__DATA SEGMENT__
------------------------
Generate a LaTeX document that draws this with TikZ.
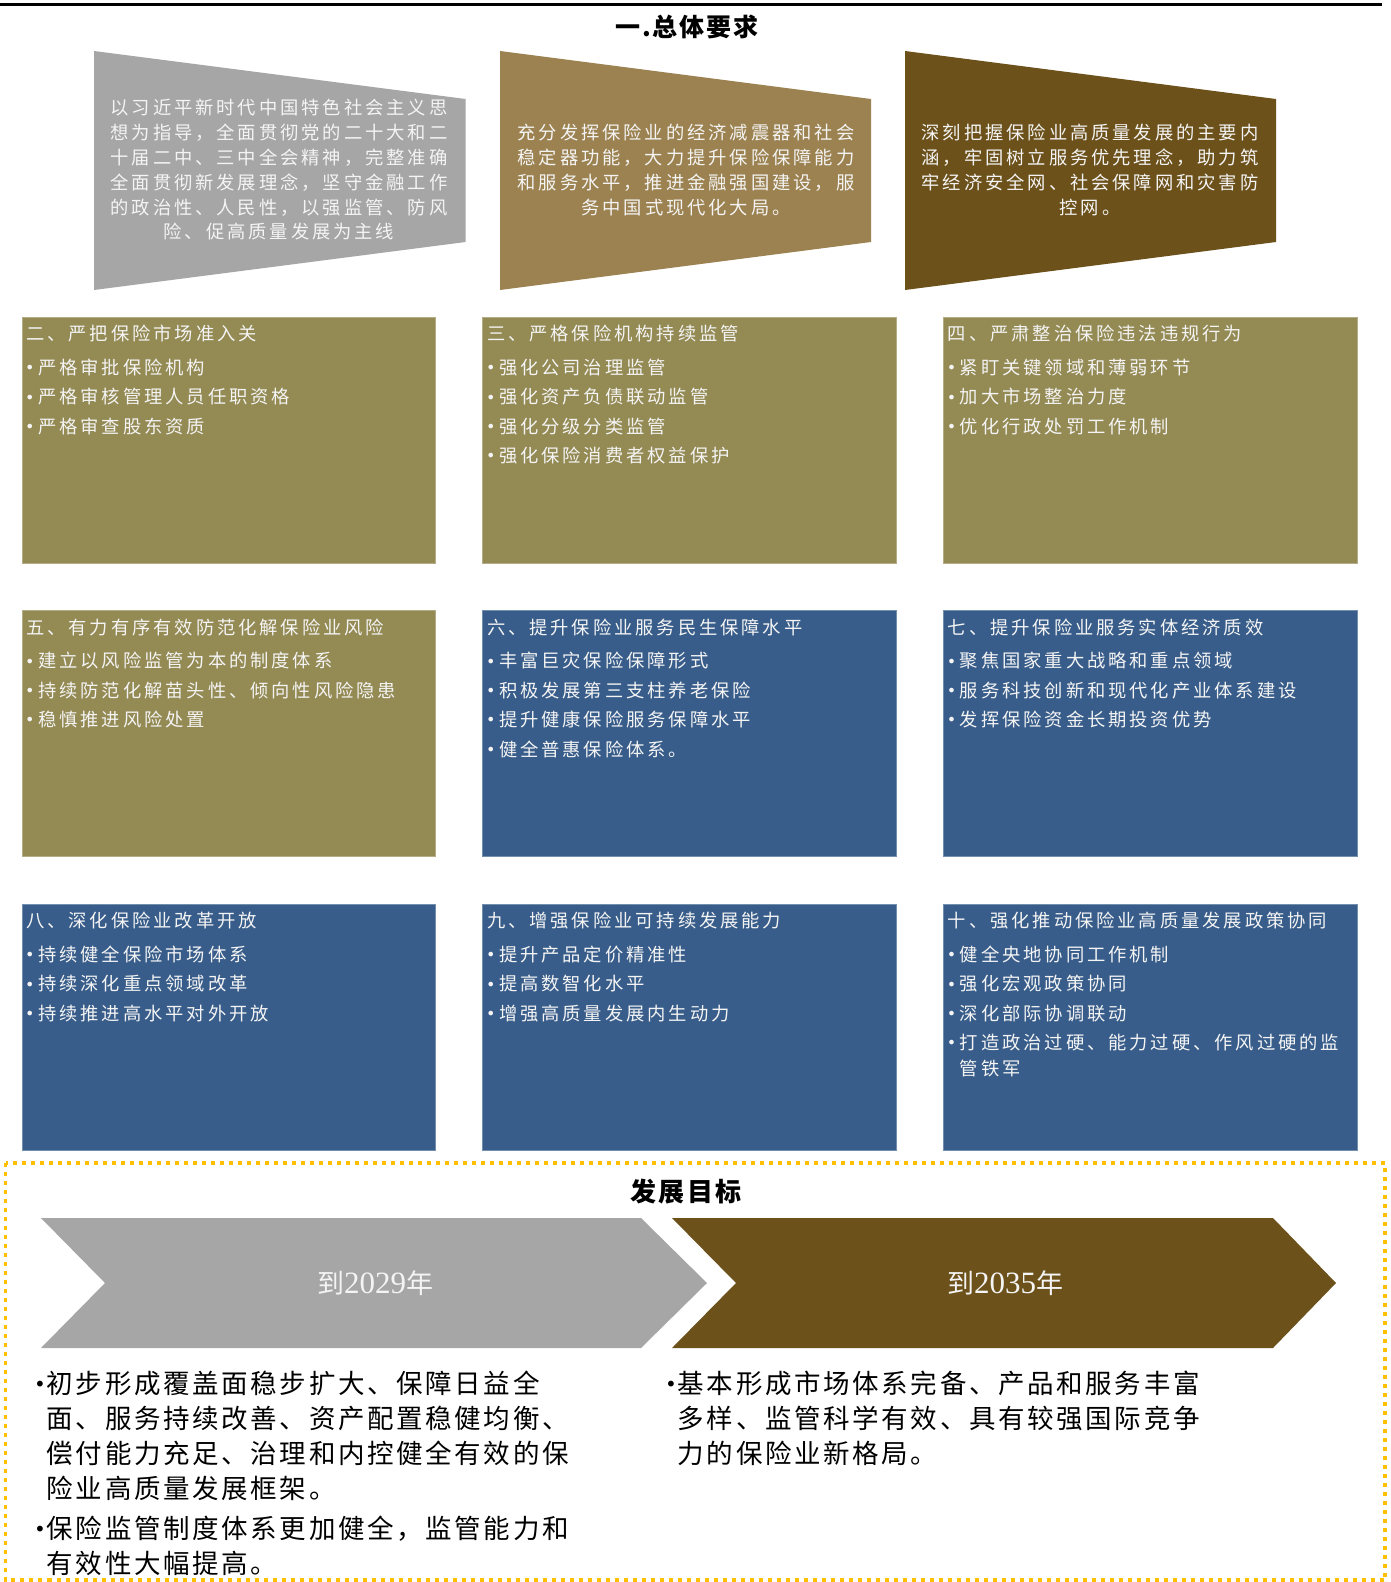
\documentclass[tikz,border=0pt]{standalone}
\usepackage{fontspec}
\setmainfont{Noto Sans CJK SC}
\newfontfamily\boxfont[LetterSpace=16]{Noto Sans CJK SC}
\newfontfamily\bigfont[LetterSpace=10]{Noto Sans CJK SC}
\newfontfamily\ttlfont[LetterSpace=8]{Noto Sans CJK SC}
\newfontfamily\dvfont{DejaVu Sans}
\newfontfamily\lserif{Liberation Serif}
\definecolor{cgray}{HTML}{A6A6A6}
\definecolor{ctan}{HTML}{9C8250}
\definecolor{cbrown}{HTML}{6C511B}
\definecolor{colive}{HTML}{948A54}
\definecolor{cblue}{HTML}{385D8A}
\definecolor{cyellow}{HTML}{FFC000}
\definecolor{offwhite}{HTML}{F4F4F4}
\newcommand\sbul{\makebox[12pt][l]{\hspace*{-1pt}\raisebox{0.8pt}{\dvfont\fontsize{16}{16}\selectfont •}}}
\newcommand\bbul{\makebox[12.5pt][l]{\raisebox{2.2pt}{\dvfont\fontsize{20}{20}\selectfont •}}}
\newcommand\bind{\hspace*{12.5pt}}
\newcommand\sind{\hspace*{12pt}}
\begin{document}
\begin{tikzpicture}[x=1pt,y=-1pt,
  box/.style={rectangle, anchor=north west, inner sep=0pt, minimum width=413.5pt, minimum height=246pt, line width=0.8pt},
  olivebox/.style={box, fill=colive, draw=colive!70!white},
  bluebox/.style={box, fill=cblue, draw=cblue!70!white},
  boxtxt/.style={anchor=north west, inner sep=0pt, align=left, text=offwhite, font=\boxfont\fontsize{18.3}{29.4}\selectfont},
  traptxt/.style={inner sep=0pt, align=center, text=offwhite, font=\boxfont\fontsize{18.3}{24.8}\selectfont},
  chevtxt/.style={inner sep=0pt, text=offwhite, font=\fontsize{27}{27}\selectfont},
  goaltxt/.style={anchor=north west, inner sep=0pt, align=left, text=black, font=\bigfont\fontsize{26.5}{35}\selectfont},
  ttl/.style={inner sep=0pt, text=black, font=\ttlfont\bfseries\fontsize{25}{25}\selectfont}
]
\useasboundingbox (0,0) rectangle (1391,1582);
\fill[white] (0,0) rectangle (1391,1582);

% top rule and title
\draw[line width=3pt] (0,4) -- (1382,4);
\node[ttl] (title) at (687,27) {一.总体要求};

% trapezoids
\fill[cgray] (94,51) -- (465.6,99) -- (465.6,242) -- (94,290) -- cycle;
\fill[ctan] (500,51) -- (871,99) -- (871,242) -- (500,290) -- cycle;
\fill[cbrown] (905,51) -- (1276,99) -- (1276,242) -- (905,290) -- cycle;
\node[traptxt] (p1) at (279,170) {以习近平新时代中国特色社会主义思\\想为指导，全面贯彻党的二十大和二\\十届二中、三中全会精神，完整准确\\全面贯彻新发展理念，坚守金融工作\\的政治性、人民性，以强监管、防风\\险、促高质量发展为主线};
\node[traptxt] (p2) at (686,170) {充分发挥保险业的经济减震器和社会\\稳定器功能，大力提升保险保障能力\\和服务水平，推进金融强国建设，服\\务中国式现代化大局。};
\node[traptxt] (p3) at (1090,170) {深刻把握保险业高质量发展的主要内\\涵，牢固树立服务优先理念，助力筑\\牢经济安全网、社会保障网和灾害防\\控网。};

% boxes row 1
\node[olivebox] (b2) at (21.5,316.5) {};
\node[olivebox] (b3) at (482.3,316.5) {};
\node[olivebox] (b4) at (943.2,316.5) {};
% row 2
\node[olivebox] (b5) at (21.5,610) {};
\node[bluebox] (b6) at (482.3,610) {};
\node[bluebox] (b7) at (943.2,610) {};
% row 3
\node[bluebox] (b8) at (21.5,903.5) {};
\node[bluebox] (b9) at (482.3,903.5) {};
\node[bluebox] (b10) at (943.2,903.5) {};

\node[boxtxt] (t2) at ([xshift=4.5pt,yshift=-8.5pt]b2.north west) {二、严把保险市场准入关\\[4.3pt]\sbul 严格审批保险机构\\\sbul 严格审核管理人员任职资格\\\sbul 严格审查股东资质};
\node[boxtxt] (t3) at ([xshift=4.5pt,yshift=-8.5pt]b3.north west) {三、严格保险机构持续监管\\[4.3pt]\sbul 强化公司治理监管\\\sbul 强化资产负债联动监管\\\sbul 强化分级分类监管\\\sbul 强化保险消费者权益保护};
\node[boxtxt] (t4) at ([xshift=4.5pt,yshift=-8.5pt]b4.north west) {四、严肃整治保险违法违规行为\\[4.3pt]\sbul 紧盯关键领域和薄弱环节\\\sbul 加大市场整治力度\\\sbul 优化行政处罚工作机制};
\node[boxtxt] (t5) at ([xshift=4.5pt,yshift=-8.5pt]b5.north west) {五、有力有序有效防范化解保险业风险\\[4.3pt]\sbul 建立以风险监管为本的制度体系\\\sbul 持续防范化解苗头性、倾向性风险隐患\\\sbul 稳慎推进风险处置};
\node[boxtxt] (t6) at ([xshift=4.5pt,yshift=-8.5pt]b6.north west) {六、提升保险业服务民生保障水平\\[4.3pt]\sbul 丰富巨灾保险保障形式\\\sbul 积极发展第三支柱养老保险\\\sbul 提升健康保险服务保障水平\\\sbul 健全普惠保险体系。};
\node[boxtxt] (t7) at ([xshift=4.5pt,yshift=-8.5pt]b7.north west) {七、提升保险业服务实体经济质效\\[4.3pt]\sbul 聚焦国家重大战略和重点领域\\\sbul 服务科技创新和现代化产业体系建设\\\sbul 发挥保险资金长期投资优势};
\node[boxtxt] (t8) at ([xshift=4.5pt,yshift=-8.5pt]b8.north west) {八、深化保险业改革开放\\[4.3pt]\sbul 持续健全保险市场体系\\\sbul 持续深化重点领域改革\\\sbul 持续推进高水平对外开放};
\node[boxtxt] (t9) at ([xshift=4.5pt,yshift=-8.5pt]b9.north west) {九、增强保险业可持续发展能力\\[4.3pt]\sbul 提升产品定价精准性\\\sbul 提高数智化水平\\\sbul 增强高质量发展内生动力};
\node[boxtxt] (t10) at ([xshift=4.5pt,yshift=-8.5pt]b10.north west) {十、强化推动保险业高质量发展政策协同\\[4.3pt]\sbul 健全央地协同工作机制\\\sbul 强化宏观政策协同\\\sbul 深化部际协调联动\\\sbul 打造政治过硬、能力过硬、作风过硬的监\\[-3.4pt]\sind 管铁军};

% goals frame
\draw[cyellow, line width=3.5pt, dash pattern=on 4pt off 5pt] (5.5,1163) rectangle (1385,1580);
\node[ttl, font=\ttlfont\bfseries\fontsize{26}{26}\selectfont] (goal) at (686,1192) {发展目标};

% chevrons
\fill[cgray] (41,1218) -- (641,1218) -- (707,1283) -- (641,1348) -- (41,1348) -- (105,1283) -- cycle;
\fill[cbrown] (672,1218) -- (1273,1218) -- (1336,1283) -- (1273,1348) -- (672,1348) -- (736,1283) -- cycle;
\node[chevtxt] (c1) at (375,1283) {到{\lserif\fontsize{31}{31}\selectfont 2029}年};
\node[chevtxt] (c2) at (1005,1283) {到{\lserif\fontsize{31}{31}\selectfont 2035}年};

% goal texts
\node[goaltxt] (g1) at (34,1371) {\bbul 初步形成覆盖面稳步扩大、保障日益全\\\bind 面、服务持续改善、资产配置稳健均衡、\\\bind 偿付能力充足、治理和内控健全有效的保\\\bind 险业高质量发展框架。\\[5pt]\bbul 保险监管制度体系更加健全，监管能力和\\\bind 有效性大幅提高。};
\node[goaltxt] (g2) at (665,1371) {\bbul 基本形成市场体系完备、产品和服务丰富\\\bind 多样、监管科学有效、具有较强国际竞争\\\bind 力的保险业新格局。};
\end{tikzpicture}
\end{document}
------------------------
__EXERCISE DESCRIPTION__
Repeat the listing above from its first line through the line that contains "(title) at (687,27)", both included, and nothing more. Drop the pictures.

__EXERCISE RESULT__
Generate a LaTeX document that draws this with TikZ.
\documentclass[tikz,border=0pt]{standalone}
\usepackage{fontspec}
\setmainfont{Noto Sans CJK SC}
\newfontfamily\boxfont[LetterSpace=16]{Noto Sans CJK SC}
\newfontfamily\bigfont[LetterSpace=10]{Noto Sans CJK SC}
\newfontfamily\ttlfont[LetterSpace=8]{Noto Sans CJK SC}
\newfontfamily\dvfont{DejaVu Sans}
\newfontfamily\lserif{Liberation Serif}
\definecolor{cgray}{HTML}{A6A6A6}
\definecolor{ctan}{HTML}{9C8250}
\definecolor{cbrown}{HTML}{6C511B}
\definecolor{colive}{HTML}{948A54}
\definecolor{cblue}{HTML}{385D8A}
\definecolor{cyellow}{HTML}{FFC000}
\definecolor{offwhite}{HTML}{F4F4F4}
\newcommand\sbul{\makebox[12pt][l]{\hspace*{-1pt}\raisebox{0.8pt}{\dvfont\fontsize{16}{16}\selectfont •}}}
\newcommand\bbul{\makebox[12.5pt][l]{\raisebox{2.2pt}{\dvfont\fontsize{20}{20}\selectfont •}}}
\newcommand\bind{\hspace*{12.5pt}}
\newcommand\sind{\hspace*{12pt}}
\begin{document}
\begin{tikzpicture}[x=1pt,y=-1pt,
  box/.style={rectangle, anchor=north west, inner sep=0pt, minimum width=413.5pt, minimum height=246pt, line width=0.8pt},
  olivebox/.style={box, fill=colive, draw=colive!70!white},
  bluebox/.style={box, fill=cblue, draw=cblue!70!white},
  boxtxt/.style={anchor=north west, inner sep=0pt, align=left, text=offwhite, font=\boxfont\fontsize{18.3}{29.4}\selectfont},
  traptxt/.style={inner sep=0pt, align=center, text=offwhite, font=\boxfont\fontsize{18.3}{24.8}\selectfont},
  chevtxt/.style={inner sep=0pt, text=offwhite, font=\fontsize{27}{27}\selectfont},
  goaltxt/.style={anchor=north west, inner sep=0pt, align=left, text=black, font=\bigfont\fontsize{26.5}{35}\selectfont},
  ttl/.style={inner sep=0pt, text=black, font=\ttlfont\bfseries\fontsize{25}{25}\selectfont}
]
\useasboundingbox (0,0) rectangle (1391,1582);
\fill[white] (0,0) rectangle (1391,1582);

% top rule and title
\draw[line width=3pt] (0,4) -- (1382,4);
\node[ttl] (title) at (687,27) {一.总体要求};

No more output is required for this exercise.